Gathering these documents and understanding your financial position before applying will streamline the process.
Managing Your Line of Credit Responsibly
While an LOC offers incredible flexibility, it’s a tool that requires discipline to avoid potential pitfalls.
- Only Borrow What You Need: Resist the temptation to draw more than necessary. The more you borrow, the more interest you pay.
- Have a Clear Repayment Strategy: Before you draw funds, know exactly how and when you plan to repay them. Link draws to specific incoming payments or revenue streams.
- Monitor Your Usage: Keep a close eye on your outstanding balance, available credit, and interest payments. Don’t let it become a "set it and forget it" tool.
- Pay Down Principal Regularly: The faster you pay down the principal, the less interest you’ll accrue over time.
- Don’t Max Out Your Limit: Keeping some available credit demonstrates good financial health and provides a buffer for unexpected, larger needs.
- Understand the Terms: Be fully aware of your interest rate (variable vs. fixed), any fees (origination, annual, inactivity), and the repayment schedule.
Common Misconceptions About Lines of Credit
Let’s clear up a few common misunderstandings:
- "It’s Free Money": Absolutely not. It’s borrowed money that must be repaid with interest.
- "It’s Just Like a Credit Card": While similar in revolving nature, business LOCs often have lower interest rates, higher limits, and are intended for operational business needs, not consumer purchases.
- "It’s For Any Business Need": As discussed, it’s best suited for short-term, cyclical, or emergency cash flow, not long-term investments.
- "It Means My Business is Struggling": Not at all. Many healthy, growing businesses use LOCs strategically to optimize their working capital and seize opportunities. It’s a sign of proactive financial management.

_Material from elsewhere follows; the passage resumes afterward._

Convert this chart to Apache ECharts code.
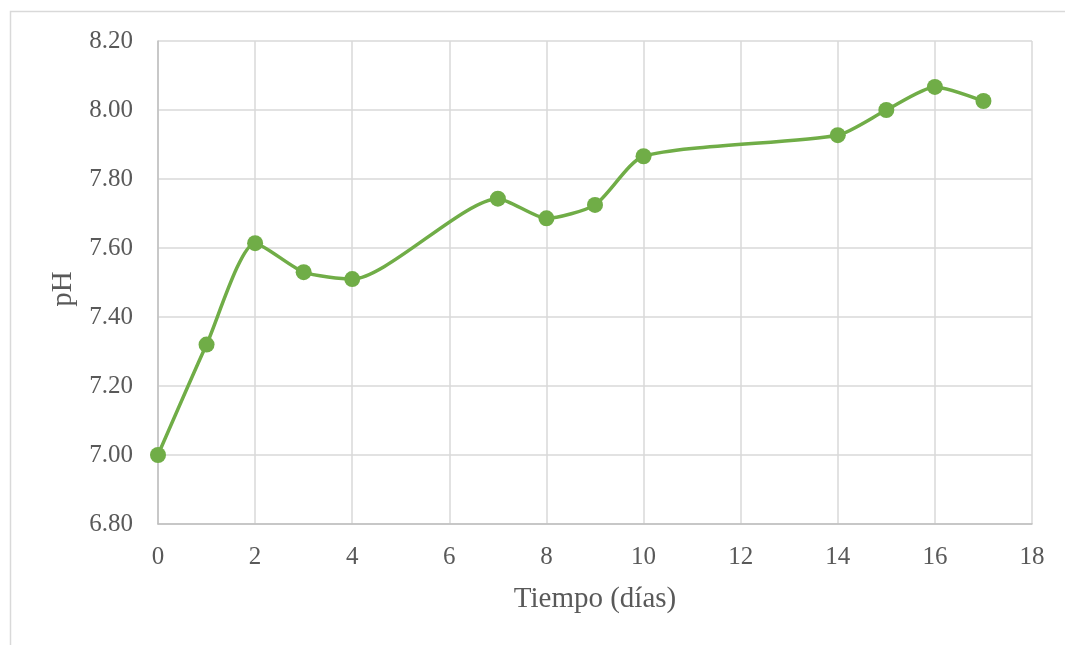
<!DOCTYPE html>
<html>
<head>
<meta charset="utf-8">
<script src="https://cdn.jsdelivr.net/npm/echarts@6/dist/echarts.min.js"></script>
<style>
  html, body { margin: 0; padding: 0; background: #fff; }
  #chart { width: 1065px; height: 645px; }
</style>
</head>
<body>
<div id="chart"></div>
<script>
// Días de muestreo y pH medido
const days = [0, 1, 2, 3, 4, 7, 8, 9, 10, 14, 15, 16, 17];
const phValues = [7.00, 7.32, 7.614, 7.53, 7.51, 7.743, 7.686, 7.725, 7.866, 7.927, 8.00, 8.067, 8.026];

const xTitle = 'Tiempo (días)';
const yTitle = 'pH';

const chart = echarts.init(document.getElementById('chart'));
const textColor = '#595959';
const serif = '"Liberation Serif", "Times New Roman", serif';

chart.setOption({
  animation: false,
  graphic: [{
    type: 'rect',
    left: 8, top: 9,
    shape: { width: 1070, height: 650 },
    style: { fill: 'none', stroke: '#d9d9d9', lineWidth: 1.5 },
    silent: true
  }],
  grid: { left: 158, right: 33, top: 41, bottom: 121 },
  xAxis: {
    type: 'value',
    min: 0, max: 18, interval: 2,
    name: xTitle,
    nameLocation: 'middle',
    nameGap: 61,
    nameTextStyle: { fontFamily: serif, fontSize: 29, color: textColor },
    axisLine: { show: true, lineStyle: { color: '#bfbfbf', width: 1.5 } },
    axisTick: { show: false },
    axisLabel: { fontFamily: serif, fontSize: 25, color: textColor, margin: 21 },
    splitLine: { show: true, lineStyle: { color: '#d9d9d9', width: 1.5 } }
  },
  yAxis: {
    type: 'value',
    min: 6.8, max: 8.2, interval: 0.2,
    name: yTitle,
    nameLocation: 'middle',
    nameGap: 80,
    nameTextStyle: {
      fontFamily: serif, fontSize: 29, color: textColor,
      padding: [0, 13, 0, 0]
    },
    axisLine: { show: true, lineStyle: { color: '#bfbfbf', width: 1.5 } },
    axisTick: { show: false },
    axisLabel: {
      fontFamily: serif, fontSize: 25, color: textColor, margin: 25,
      formatter: v => v.toFixed(2)
    },
    splitLine: { show: true, lineStyle: { color: '#d9d9d9', width: 1.5 } }
  },
  series: [{
    type: 'line',
    data: days.map((d, i) => [d, phValues[i]]),
    smooth: 0.22,
    symbol: 'circle',
    symbolSize: 16,
    itemStyle: { color: '#70ad47' },
    lineStyle: { color: '#70ad47', width: 3.5 }
  }]
});
</script>
</body>
</html>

Conclusion: Empowering Your Business with Smart Cash Flow Management
A Line of Credit, when understood and used strategically, is an incredibly powerful asset for any business navigating the inevitable ups and downs of cash flow. It provides the financial agility to bridge temporary gaps, manage unexpected expenses, and seize timely opportunities without disrupting your core operations or resorting to more expensive, less flexible financing options.
By embracing the principles of responsible borrowing and disciplined management, your business can leverage a line of credit to ensure seamless financial operations, foster growth, and maintain the peace of mind that comes with robust liquidity. Consider whether a line of credit is the right tool to unlock your business’s full financial potential.